Improved compressive strength of laser powder bed fused porous tantalum by hot isostatic pressing

As structure-function integrated materials, highly interconnected porous materials have many advantages such as load bearing, light weight, and mass transfer. The advancement of additive manufacturing technology has prompted increasing scholarly attention towards the unit cell structural design and specific strength enhancement of the porous material. This study proposes an innovative high-pressure heat treatment technique for the performance optimization of the triply periodic minimal surface (TPMS) porous tantalum (Ta) components fabricated by laser powder bed fusion. The experimental results demonstrate that the hot isostatic pressing (HIP) process at 850 degrees C facilitates closure of internal micropores and enhances compressive strength without compromising the plasticity of porous Ta components.
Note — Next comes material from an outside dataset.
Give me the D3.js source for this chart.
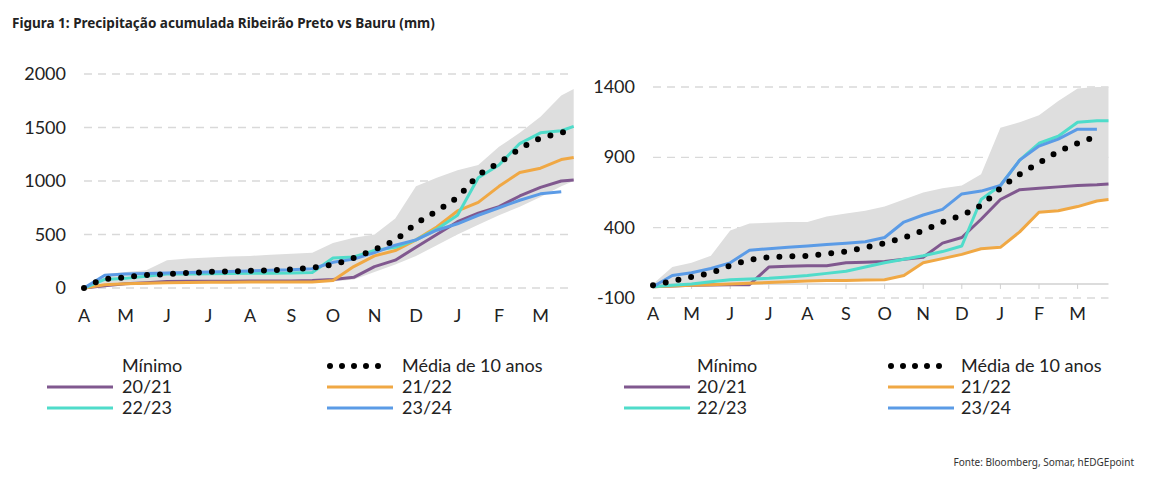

However, due to the oxygen sensitivity of Ta at high temperature, the oxidation rate of Ta samples rapidly increases with temperature. During HIP at 1350 degrees C, oxygen atoms invade the Ta matrix to form Ta2O5, with the oxides providing stress concentration locations and crack propagation paths, leading to brittle fracture of the 1350-HIP samples. In addition, the anisotropic compressive strength of the porous Ta was further investigated in this study, revealing a greater compressive strength along the horizontal direction compared to that along the building direction.